**Source data:**
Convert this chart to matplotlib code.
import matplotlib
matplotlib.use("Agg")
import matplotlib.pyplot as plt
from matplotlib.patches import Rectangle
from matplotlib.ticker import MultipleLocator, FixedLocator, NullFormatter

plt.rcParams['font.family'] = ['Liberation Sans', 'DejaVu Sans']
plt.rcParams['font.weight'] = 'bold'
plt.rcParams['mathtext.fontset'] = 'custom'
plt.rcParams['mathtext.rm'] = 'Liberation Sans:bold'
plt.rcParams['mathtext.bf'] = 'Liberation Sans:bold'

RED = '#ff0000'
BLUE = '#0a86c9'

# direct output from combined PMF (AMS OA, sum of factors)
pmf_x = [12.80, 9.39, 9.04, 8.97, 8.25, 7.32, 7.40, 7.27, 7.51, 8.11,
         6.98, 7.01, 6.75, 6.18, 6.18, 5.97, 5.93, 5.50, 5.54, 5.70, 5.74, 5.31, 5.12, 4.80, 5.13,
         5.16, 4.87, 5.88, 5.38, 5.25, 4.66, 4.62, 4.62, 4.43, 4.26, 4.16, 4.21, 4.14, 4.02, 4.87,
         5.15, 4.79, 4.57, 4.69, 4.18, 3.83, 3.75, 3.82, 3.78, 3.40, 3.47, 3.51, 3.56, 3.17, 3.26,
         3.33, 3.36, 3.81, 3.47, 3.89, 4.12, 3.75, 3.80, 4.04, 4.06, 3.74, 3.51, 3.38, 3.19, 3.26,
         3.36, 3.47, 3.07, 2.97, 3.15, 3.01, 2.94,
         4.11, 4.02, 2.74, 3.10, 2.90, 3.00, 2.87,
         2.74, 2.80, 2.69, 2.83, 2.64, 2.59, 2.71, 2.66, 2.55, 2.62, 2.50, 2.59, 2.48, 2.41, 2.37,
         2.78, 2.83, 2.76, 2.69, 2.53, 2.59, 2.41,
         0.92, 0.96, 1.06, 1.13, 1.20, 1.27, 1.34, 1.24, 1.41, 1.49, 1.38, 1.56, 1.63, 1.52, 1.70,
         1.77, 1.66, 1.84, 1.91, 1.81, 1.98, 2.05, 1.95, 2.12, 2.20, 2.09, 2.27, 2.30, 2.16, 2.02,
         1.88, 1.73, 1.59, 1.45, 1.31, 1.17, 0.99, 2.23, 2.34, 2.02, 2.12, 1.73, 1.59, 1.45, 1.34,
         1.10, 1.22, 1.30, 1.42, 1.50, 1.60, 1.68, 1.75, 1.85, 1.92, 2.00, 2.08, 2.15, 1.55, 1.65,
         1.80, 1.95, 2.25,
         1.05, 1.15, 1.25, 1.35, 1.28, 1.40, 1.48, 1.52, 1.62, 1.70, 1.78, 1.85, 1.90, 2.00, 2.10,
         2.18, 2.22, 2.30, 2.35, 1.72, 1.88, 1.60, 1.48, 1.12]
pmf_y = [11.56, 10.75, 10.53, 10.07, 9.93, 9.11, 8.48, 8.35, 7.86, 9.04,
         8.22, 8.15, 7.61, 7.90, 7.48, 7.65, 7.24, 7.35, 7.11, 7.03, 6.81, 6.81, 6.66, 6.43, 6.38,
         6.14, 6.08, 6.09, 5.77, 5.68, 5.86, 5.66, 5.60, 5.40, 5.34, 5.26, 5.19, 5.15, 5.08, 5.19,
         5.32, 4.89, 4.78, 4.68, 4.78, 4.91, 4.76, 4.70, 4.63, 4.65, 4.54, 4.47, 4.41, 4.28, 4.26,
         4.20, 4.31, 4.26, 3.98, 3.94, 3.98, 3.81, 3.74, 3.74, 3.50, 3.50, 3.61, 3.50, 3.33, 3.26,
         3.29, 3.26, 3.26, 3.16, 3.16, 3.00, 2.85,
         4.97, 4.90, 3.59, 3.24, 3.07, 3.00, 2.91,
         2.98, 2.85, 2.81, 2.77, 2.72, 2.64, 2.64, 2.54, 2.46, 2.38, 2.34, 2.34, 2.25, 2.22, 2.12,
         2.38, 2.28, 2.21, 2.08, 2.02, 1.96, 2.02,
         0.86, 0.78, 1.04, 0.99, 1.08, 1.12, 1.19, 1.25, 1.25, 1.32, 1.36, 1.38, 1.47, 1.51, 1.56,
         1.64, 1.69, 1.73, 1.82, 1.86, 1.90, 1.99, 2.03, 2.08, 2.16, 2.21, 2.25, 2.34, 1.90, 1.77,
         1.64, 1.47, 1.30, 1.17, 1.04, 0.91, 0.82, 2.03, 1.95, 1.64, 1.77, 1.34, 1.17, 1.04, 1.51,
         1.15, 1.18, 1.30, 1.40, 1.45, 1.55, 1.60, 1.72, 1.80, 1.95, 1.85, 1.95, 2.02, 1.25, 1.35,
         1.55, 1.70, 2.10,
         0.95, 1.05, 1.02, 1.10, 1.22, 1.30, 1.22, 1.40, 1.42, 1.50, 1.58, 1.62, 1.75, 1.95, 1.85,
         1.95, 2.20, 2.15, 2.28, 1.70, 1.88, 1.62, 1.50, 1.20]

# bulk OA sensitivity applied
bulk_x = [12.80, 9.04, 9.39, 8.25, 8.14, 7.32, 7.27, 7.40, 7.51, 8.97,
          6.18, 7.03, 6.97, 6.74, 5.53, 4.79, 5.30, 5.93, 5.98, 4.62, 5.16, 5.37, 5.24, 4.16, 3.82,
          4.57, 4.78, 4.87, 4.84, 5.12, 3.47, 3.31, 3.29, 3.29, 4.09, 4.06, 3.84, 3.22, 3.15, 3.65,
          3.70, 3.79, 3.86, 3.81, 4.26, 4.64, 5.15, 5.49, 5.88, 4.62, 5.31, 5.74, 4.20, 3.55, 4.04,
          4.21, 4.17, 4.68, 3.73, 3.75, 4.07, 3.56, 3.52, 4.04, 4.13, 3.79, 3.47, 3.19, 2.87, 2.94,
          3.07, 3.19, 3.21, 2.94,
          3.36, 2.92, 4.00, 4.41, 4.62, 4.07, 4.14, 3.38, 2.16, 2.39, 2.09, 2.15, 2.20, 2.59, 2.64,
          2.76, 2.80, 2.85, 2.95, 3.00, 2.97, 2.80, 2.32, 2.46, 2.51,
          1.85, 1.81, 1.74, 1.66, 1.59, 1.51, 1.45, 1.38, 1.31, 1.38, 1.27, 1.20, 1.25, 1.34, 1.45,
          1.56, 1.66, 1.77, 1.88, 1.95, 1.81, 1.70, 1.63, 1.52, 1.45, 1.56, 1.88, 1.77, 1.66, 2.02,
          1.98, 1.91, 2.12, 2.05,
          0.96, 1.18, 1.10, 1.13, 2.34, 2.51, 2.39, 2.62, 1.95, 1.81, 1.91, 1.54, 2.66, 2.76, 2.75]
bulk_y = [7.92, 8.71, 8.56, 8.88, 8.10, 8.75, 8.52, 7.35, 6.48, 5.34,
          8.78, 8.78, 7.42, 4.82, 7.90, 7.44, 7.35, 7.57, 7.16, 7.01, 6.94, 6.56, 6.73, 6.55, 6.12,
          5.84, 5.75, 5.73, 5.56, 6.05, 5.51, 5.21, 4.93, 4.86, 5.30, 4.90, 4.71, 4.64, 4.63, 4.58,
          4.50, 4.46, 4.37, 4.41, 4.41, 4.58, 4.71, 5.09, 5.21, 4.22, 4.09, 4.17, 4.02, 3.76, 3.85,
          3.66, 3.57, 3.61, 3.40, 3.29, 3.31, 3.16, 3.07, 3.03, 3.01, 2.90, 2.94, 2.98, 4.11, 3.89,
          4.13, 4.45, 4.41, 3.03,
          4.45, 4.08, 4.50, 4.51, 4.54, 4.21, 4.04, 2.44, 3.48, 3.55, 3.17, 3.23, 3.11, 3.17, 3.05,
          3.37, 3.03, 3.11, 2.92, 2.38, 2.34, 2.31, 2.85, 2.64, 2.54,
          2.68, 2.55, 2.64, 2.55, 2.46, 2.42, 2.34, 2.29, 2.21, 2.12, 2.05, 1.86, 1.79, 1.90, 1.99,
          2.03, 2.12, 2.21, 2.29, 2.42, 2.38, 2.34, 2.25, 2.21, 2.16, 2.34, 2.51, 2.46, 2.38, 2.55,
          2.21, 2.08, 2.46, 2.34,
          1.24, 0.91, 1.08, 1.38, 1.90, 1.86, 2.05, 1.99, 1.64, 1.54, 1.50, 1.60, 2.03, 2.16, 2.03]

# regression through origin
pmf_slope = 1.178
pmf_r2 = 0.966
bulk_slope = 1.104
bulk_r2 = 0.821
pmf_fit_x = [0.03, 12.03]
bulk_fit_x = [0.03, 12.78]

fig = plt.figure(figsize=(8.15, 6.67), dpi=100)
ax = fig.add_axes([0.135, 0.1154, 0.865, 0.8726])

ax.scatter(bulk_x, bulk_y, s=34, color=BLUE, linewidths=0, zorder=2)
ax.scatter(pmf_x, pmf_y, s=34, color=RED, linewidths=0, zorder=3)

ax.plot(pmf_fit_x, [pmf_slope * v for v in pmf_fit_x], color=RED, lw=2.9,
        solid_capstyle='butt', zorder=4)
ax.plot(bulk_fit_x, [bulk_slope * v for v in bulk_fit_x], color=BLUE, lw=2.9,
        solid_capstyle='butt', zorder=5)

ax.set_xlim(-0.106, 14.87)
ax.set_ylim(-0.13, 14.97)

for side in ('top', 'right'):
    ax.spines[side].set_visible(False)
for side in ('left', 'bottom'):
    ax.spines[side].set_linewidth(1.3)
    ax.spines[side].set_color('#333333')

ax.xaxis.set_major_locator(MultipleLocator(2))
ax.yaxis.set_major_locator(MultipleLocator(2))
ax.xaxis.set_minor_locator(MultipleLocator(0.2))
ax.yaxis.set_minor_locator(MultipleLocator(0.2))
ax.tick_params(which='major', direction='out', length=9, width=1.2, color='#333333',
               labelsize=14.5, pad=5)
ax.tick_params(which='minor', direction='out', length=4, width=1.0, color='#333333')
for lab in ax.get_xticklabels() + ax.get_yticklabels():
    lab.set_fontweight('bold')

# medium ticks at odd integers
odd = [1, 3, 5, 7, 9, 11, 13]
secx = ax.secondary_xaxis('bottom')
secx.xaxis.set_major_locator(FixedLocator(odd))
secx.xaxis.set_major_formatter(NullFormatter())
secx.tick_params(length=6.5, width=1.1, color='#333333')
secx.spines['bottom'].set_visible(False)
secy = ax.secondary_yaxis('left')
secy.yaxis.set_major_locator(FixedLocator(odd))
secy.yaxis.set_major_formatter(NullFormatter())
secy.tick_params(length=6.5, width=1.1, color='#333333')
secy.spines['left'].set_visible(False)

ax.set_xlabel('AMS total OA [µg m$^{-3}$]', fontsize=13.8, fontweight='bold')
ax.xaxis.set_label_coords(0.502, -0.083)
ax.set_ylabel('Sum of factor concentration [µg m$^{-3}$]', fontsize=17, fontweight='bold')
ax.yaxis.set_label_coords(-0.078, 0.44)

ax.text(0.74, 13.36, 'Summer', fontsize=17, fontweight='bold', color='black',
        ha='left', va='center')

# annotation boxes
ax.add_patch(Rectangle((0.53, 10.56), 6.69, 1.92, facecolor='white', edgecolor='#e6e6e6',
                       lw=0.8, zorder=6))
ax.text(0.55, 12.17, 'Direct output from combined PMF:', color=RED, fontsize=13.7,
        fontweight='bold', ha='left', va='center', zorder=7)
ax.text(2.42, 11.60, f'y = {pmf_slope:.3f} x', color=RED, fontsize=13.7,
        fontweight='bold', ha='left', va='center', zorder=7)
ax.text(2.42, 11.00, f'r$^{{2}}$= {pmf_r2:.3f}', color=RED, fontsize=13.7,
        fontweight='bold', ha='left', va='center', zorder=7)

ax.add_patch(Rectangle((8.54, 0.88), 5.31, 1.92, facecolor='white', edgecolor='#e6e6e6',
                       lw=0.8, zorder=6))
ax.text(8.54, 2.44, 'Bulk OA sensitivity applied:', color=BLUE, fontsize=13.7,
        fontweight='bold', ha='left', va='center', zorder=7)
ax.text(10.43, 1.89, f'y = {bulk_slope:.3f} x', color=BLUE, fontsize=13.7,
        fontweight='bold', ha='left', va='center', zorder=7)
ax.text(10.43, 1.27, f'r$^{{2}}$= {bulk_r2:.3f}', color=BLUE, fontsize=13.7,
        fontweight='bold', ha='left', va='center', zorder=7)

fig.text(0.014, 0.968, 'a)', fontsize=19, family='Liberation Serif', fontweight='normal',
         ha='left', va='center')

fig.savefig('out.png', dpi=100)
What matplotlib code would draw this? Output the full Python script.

**OBJECTIVE:**
Copy, please, exactly the lines that start at the first line of the data and end at the line containing "from matplotlib.ticker import", both kept and no others.

**WRITTEN SOLUTION:**
Convert this chart to matplotlib code.
import matplotlib
matplotlib.use("Agg")
import matplotlib.pyplot as plt
from matplotlib.patches import Rectangle
from matplotlib.ticker import MultipleLocator, FixedLocator, NullFormatter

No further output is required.